Mr Allsop said: “We had just put the kids to bed yesterday when I got an email pop up from YouTube that said that my channel has been permanently suspended for hate speech.
“It was quite shocking to read this and to see your own name next to this term. I felt sick.”
Posting on Twitter, Mr Allsop said: “I’m devastated to have this claim levelled against me, and frustrated 15 years of materials for the history teacher community have ended so abruptly.”
Mr Allsop said he believed his channel had been banned because of the videos relating to Nazi Germany - which he said was only a small percentage of the material on his YouTube channel.
YouTube announced yesterday that it was going further in removing “hateful and supremacist content”.
In a blog it said: “Today, we’re taking another step in our hate speech policy by specifically prohibiting videos alleging that a group is superior in order to justify discrimination, segregation or exclusion based on qualities like age, gender, race, caste, religion, sexual orientation or veteran status.
“This would include, for example, videos that promote or glorify Nazi ideology, which is inherently discriminatory.”
Mr Allsop added: “As a history teacher when you teach 20th-century world history quite a lot of the curriculum is geared towards the Nazis.”

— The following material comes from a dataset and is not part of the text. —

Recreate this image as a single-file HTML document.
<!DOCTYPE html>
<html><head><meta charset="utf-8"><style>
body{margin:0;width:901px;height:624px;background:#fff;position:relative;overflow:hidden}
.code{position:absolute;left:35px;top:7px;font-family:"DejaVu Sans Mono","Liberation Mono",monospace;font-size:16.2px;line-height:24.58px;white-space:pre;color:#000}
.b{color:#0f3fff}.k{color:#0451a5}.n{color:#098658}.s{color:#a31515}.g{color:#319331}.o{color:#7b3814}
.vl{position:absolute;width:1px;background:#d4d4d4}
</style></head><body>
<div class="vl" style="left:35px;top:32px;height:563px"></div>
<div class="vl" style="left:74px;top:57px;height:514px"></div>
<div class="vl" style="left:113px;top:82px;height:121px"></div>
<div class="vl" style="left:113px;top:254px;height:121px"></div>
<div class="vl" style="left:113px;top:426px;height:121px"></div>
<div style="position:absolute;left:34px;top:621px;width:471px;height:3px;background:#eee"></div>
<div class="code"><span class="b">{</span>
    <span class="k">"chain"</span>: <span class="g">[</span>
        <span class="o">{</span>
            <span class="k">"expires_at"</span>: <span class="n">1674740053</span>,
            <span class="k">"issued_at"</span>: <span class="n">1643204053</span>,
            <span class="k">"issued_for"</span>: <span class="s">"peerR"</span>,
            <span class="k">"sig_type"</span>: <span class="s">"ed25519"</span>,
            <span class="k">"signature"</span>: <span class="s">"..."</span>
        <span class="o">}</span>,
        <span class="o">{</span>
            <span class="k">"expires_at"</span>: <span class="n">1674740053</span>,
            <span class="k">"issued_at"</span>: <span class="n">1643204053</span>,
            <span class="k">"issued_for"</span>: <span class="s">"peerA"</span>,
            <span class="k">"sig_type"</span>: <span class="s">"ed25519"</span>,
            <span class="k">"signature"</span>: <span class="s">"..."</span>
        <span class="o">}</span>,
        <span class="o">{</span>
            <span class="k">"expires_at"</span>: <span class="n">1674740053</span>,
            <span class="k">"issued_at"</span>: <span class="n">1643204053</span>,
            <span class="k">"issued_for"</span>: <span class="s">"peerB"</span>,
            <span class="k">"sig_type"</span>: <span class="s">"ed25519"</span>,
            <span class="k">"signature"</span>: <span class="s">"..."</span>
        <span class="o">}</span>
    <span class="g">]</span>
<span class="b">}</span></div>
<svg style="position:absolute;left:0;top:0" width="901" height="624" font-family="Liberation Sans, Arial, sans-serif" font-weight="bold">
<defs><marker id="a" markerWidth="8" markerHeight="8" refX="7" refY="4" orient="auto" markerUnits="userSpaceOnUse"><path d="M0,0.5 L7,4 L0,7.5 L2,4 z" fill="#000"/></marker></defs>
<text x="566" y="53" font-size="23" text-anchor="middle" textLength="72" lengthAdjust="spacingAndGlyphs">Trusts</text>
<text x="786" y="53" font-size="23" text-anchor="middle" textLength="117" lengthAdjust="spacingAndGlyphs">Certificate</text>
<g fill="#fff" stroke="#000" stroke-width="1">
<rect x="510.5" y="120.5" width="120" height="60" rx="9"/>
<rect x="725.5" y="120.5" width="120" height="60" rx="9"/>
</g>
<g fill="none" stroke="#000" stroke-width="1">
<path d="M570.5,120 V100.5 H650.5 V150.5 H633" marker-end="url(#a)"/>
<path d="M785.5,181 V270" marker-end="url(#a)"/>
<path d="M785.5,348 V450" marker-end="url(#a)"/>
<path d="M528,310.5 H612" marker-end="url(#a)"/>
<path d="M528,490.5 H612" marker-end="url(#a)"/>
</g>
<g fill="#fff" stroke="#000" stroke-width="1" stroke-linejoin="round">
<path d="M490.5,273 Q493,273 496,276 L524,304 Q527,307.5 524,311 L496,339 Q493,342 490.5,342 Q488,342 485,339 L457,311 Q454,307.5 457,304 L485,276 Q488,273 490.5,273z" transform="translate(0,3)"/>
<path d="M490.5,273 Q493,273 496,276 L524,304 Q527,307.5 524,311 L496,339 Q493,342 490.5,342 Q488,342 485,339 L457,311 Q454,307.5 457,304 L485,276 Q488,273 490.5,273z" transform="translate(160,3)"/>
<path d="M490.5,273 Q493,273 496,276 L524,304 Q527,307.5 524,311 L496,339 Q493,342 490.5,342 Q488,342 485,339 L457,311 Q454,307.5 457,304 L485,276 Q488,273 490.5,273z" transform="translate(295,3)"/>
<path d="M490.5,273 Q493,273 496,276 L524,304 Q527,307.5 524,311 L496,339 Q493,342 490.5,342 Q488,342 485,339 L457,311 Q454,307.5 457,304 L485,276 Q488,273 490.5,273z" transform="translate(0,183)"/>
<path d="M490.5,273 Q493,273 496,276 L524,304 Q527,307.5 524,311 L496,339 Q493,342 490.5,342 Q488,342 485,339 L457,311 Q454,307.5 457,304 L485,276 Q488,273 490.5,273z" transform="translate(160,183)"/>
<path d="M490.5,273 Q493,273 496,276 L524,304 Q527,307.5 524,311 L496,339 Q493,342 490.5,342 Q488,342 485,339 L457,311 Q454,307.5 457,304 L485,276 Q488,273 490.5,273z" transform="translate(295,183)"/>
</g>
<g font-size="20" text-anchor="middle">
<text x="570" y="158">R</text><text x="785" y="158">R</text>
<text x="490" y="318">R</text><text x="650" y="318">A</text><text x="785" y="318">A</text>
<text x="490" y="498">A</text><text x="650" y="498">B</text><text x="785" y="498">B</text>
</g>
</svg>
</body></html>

He said among the video revision aids he had posted was footage of Adolf Hitler’s speech after he was made chancellor and Joseph Goebbels talking about propaganda and how he used it.
“I assume these videos have been found by an algorithm and that is why my channel was taken down.
“When I posted what had happened on Twitter I got such a reaction of support from the history teacher community. It was quite humbling.”
Mr Allsop was able to appeal to Youtube and his channel has now been restored.
He said: “I think cracking down on hate speech is exactly what YouTube should be doing but it is just that it has had these unintended consequences.
“And as teachers we have a moral and legal obligation to teach young people about the danger of hate speech but to do that we need to be able to show them examples of the rhetoric people in history have used.”
Mr Allsop, who works for a British school in Romania, has been posting videos and podcasts on his channel and website for the past 15 years.
YouTube have been approached for a comment.